Kudos have to be passed along to EA as well. Autolog is a brilliant online feature. It fires up the competitive spirit among friends and makes even strictly Career mode gamers feel connected to the greater online experience. It's a wonder that it has taken someone this long to implement this kind of device but you can bet it'll be showing up in all of the Need for Speed games going forward.
So how bad is it for a game that, if stripped of Autolog, it reveals itself as an empty, frustrating slog? Let's start with the handling of the cars, which is a critical aspect of even the most arcadey racers out there. In short, it's borderline terrible. This assessment is coming from a gamer who's been raised on a variety of arcade racers as well as the simulation racing games over the last twenty years. Regardless of the make or model of car, the rides in Hot Pursuit are all uniformly twitchy as hell to control. It's even more sensitive than some of the beastlier cars in a serious sim like Forza is with all the assists turned off. Driving in this game is akin to sliding around in a tube of hot grease as the slightest nudge of the thumbstick will threaten to oversteer your car into oncoming traffic or a barricade dividing the track from one of a myriad of shortcut routes on any given course. Two straight days of the Career mode and I have yet to feel like I'm in control of any of the cars that I take for a spin.

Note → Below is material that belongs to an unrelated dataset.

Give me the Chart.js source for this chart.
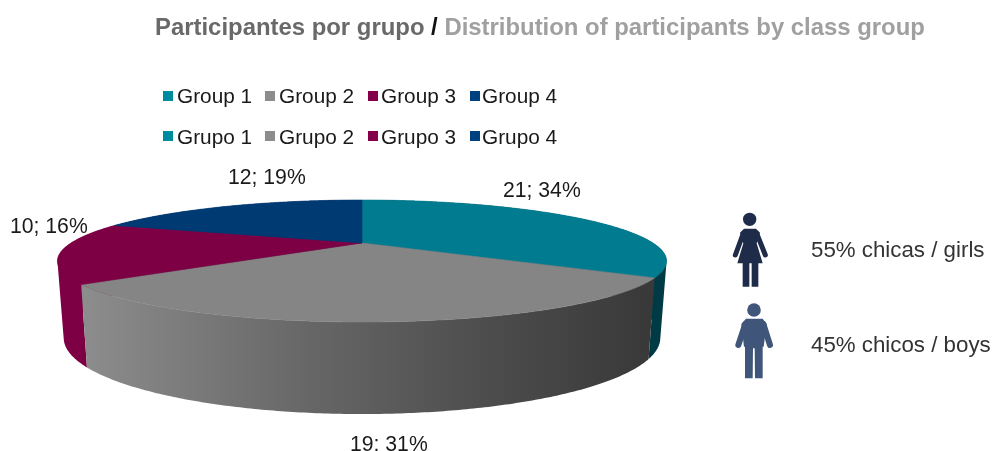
<!DOCTYPE html>
<html><head><meta charset="utf-8">
<style>html,body{margin:0;padding:0;background:#fff}canvas{display:block}</style>
<script src="https://cdn.jsdelivr.net/npm/chart.js@4"></script>
</head><body><canvas id="c" width="992" height="451"></canvas>
<script>
const groupsEn = ['Group 1','Group 2','Group 3','Group 4'];
const groupsEs = ['Grupo 1','Grupo 2','Grupo 3','Grupo 4'];
const participants = [21,19,10,12];
const sliceColors = ['#007b90','#858585','#7d0044','#003a73'];
const legendColors = ['#008a9e','#8c8c8c','#85004c','#003f80'];
const titleParts = [['Participantes por grupo ','#696969'],['/ ','#111111'],['Distribution of participants by class group','#a0a0a0']];
const genderTexts = ['55% chicas / girls','45% chicos / boys'];

const FONT = '"Liberation Sans", Helvetica, Arial, sans-serif';
const K = 0.295;
const TOP = {cx:362, cy:243, a:291, b:55.7};
const BOT = {cx:362, cy:315.6, a:285, b:69.4};
function proj(P, t){
  const u=Math.cos(t), v=Math.sin(t), f=1/(1-K*v);
  return [P.cx+P.a*u*f, P.cy+P.b*v*f];
}
function arcPts(P, s, e){
  const n=Math.max(2,Math.ceil((e-s)/0.01)), r=[];
  for(let i=0;i<=n;i++) r.push(proj(P, s+(e-s)*i/n));
  return r;
}
function tracePoly(ctx, pts){
  pts.forEach((p,i)=> i?ctx.lineTo(p[0],p[1]):ctx.moveTo(p[0],p[1]));
  ctx.closePath();
}
function fillPoly(ctx, pts, fill){
  ctx.beginPath();
  tracePoly(ctx,pts);
  ctx.fillStyle=fill; ctx.fill();
  ctx.strokeStyle=fill; ctx.lineWidth=0.6; ctx.stroke();
}
function area(q){
  let s=0;
  q.forEach((p,i)=>{const n=q[(i+1)%q.length]; s+=p[0]*n[1]-n[0]*p[1];});
  return s;
}
function wallFill(ctx, i, arc){
  if(i===0) return '#003a45';
  if(i===2) return sliceColors[2];
  if(i===3) return '#002a55';
  const l=proj(BOT,arc.endAngle), r=proj(BOT,arc.startAngle);
  const g=ctx.createLinearGradient(l[0],0,r[0],0);
  g.addColorStop(0,'#8c8c8c'); g.addColorStop(0.4,'#666666'); g.addColorStop(0.75,'#4a4a4a'); g.addColorStop(1,'#393939');
  return g;
}
const pie3d = {
  id:'pie3d',
  beforeDatasetsDraw(chart){
    const ctx=chart.ctx, arcs=chart.getDatasetMeta(0).data;
    [3,0,2,1].forEach(i=>{
      const a=arcs[i], t=arcPts(TOP,a.startAngle,a.endAngle), b=arcPts(BOT,a.startAngle,a.endAngle);
      ctx.beginPath();
      for(let j=0;j<t.length-1;j++){
        const q=[t[j],t[j+1],b[j+1],b[j]];
        if(area(q)<0) q.reverse();
        tracePoly(ctx,q);
      }
      ctx.fillStyle=wallFill(ctx,i,a);
      ctx.fill('nonzero');
    });
    arcs.forEach((a,i)=>{
      a.draw=function(c){
        const pts=[[TOP.cx,TOP.cy]].concat(arcPts(TOP,this.startAngle,this.endAngle));
        fillPoly(c,pts,this.options.backgroundColor);
      };
    });
  },
  afterDraw(chart){
    const ctx=chart.ctx;
    ctx.save();
    ctx.textBaseline='alphabetic'; ctx.textAlign='left';
    // title
    ctx.font='bold 23.9px '+FONT;
    let x=155;
    titleParts.forEach(([t,c])=>{ctx.fillStyle=c;ctx.fillText(t,x,34.5);x+=ctx.measureText(t).width;});
    // legends
    const swX=[163,265,368,470], txX=[177,279,381,482];
    ctx.font='20.8px '+FONT;
    [[groupsEn,91,103],[groupsEs,131,144]].forEach(([names,sy,by])=>{
      names.forEach((n,i)=>{
        ctx.fillStyle=legendColors[i]; ctx.fillRect(swX[i],sy,10,10);
        ctx.fillStyle='#1a1a1a'; ctx.fillText(n,txX[i],by);
      });
    });
    // data labels
    const total=chart.data.datasets[0].data.reduce((a,b)=>a+b,0);
    const lab=[[503,197],[350,451],[10,233],[228,184]];
    ctx.font='21.2px '+FONT;
    participants.forEach((v,i)=>{
      ctx.fillText(v+'; '+Math.round(v/total*100)+'%',lab[i][0],lab[i][1]);
    });
    // gender texts
    ctx.fillStyle='#333333';
    ctx.font='22.3px '+FONT;
    ctx.fillText(genderTexts[0],811,257);
    ctx.fillText(genderTexts[1],811,352);
    drawPeople(ctx);
    ctx.restore();
  }
};
function drawPeople(ctx){
  const z=(x,y)=>[720+x/3,200+y/3];
  const poly=(pts,col)=>{ctx.beginPath();pts.forEach((p,i)=>{const q=z(p[0],p[1]);i?ctx.lineTo(q[0],q[1]):ctx.moveTo(q[0],q[1]);});ctx.closePath();ctx.fillStyle=col;ctx.fill();};
  const line=(a,b,w,col)=>{const p=z(a[0],a[1]),q=z(b[0],b[1]);ctx.beginPath();ctx.moveTo(p[0],p[1]);ctx.lineTo(q[0],q[1]);ctx.lineWidth=w;ctx.lineCap='round';ctx.strokeStyle=col;ctx.stroke();};
  const head=(x,y,r,col)=>{const p=z(x,y);ctx.beginPath();ctx.arc(p[0],p[1],r,0,Math.PI*2);ctx.fillStyle=col;ctx.fill();};
  const f='#1f2c49', m='#3f5579';
  head(89,58,6.7,f);
  poly([[72,86],[108,86],[120,98],[110,130],[128,190],[115,190],[115,260],[95,260],[95,190],[88,190],[88,260],[68,260],[68,190],[52,190],[70,130],[60,98]],f);
  line([70,100],[46,165],5,f);
  line([110,100],[136,165],5,f);
  head(102,330,6.8,m);
  poly([[78,356],[128,356],[140,372],[131,440],[128,440],[128,535],[105,535],[104,445],[99,445],[98,535],[75,535],[75,440],[72,440],[64,372]],m);
  line([76,372],[55,435],6,m);
  line([130,372],[150,435],6,m);
}
new Chart(document.getElementById('c'),{
  type:'pie',
  data:{labels:groupsEs,datasets:[{data:participants,backgroundColor:sliceColors,borderWidth:0}]},
  options:{
    responsive:false,animation:false,
    plugins:{legend:{display:false},title:{display:false},tooltip:{enabled:false}}
  },
  plugins:[pie3d]
});
</script></body></html>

And while the car handling is glaringly poor, the Career mode also comes up a bit short. For a game so focused on the rivalry between cops and racer, the Career mode seems content to throw time trial after time trial at you right off the bat. It's as if Criterion had no faith in the core game-play and found it necessary to hit you with the filler content early to get it out of the way. No, I don't feel compelled to drive along a barren course all by myself for four minutes and be penalized for grazing guard rails because grazing guard rails is what you end up doing because of the slippery car handling (see above).
My complaints get more minor after this point. Just little things, like how they force you take your left thumb off the stick in order to utilize your "weapons" (spike strips, EMP, etc.) on the D-pad when there are still the bumpers, Y and B buttons available, the blatantly rubberbanding AI or how the whole experience of gaining XP and "leveling up" is largely meaningless. They all add up to a product that is flashy and shiny as all hell but ultimately very poorly thought out.
Playing online? I haven't had the pleasure of racing with fellow humans. I've heard positive things about it which is why I'm rating Hot Pursuit three stars instead of the two I think it rightly deserves basedly solely on the single-player experience.
If you want a fun arcade racer, your local game store's bargain bin is probably overflowing with superior alternatives. Hot Pursuits flawed handling and over-reliance on Autolog is best reserved for only the most loyal Need for Speed fans.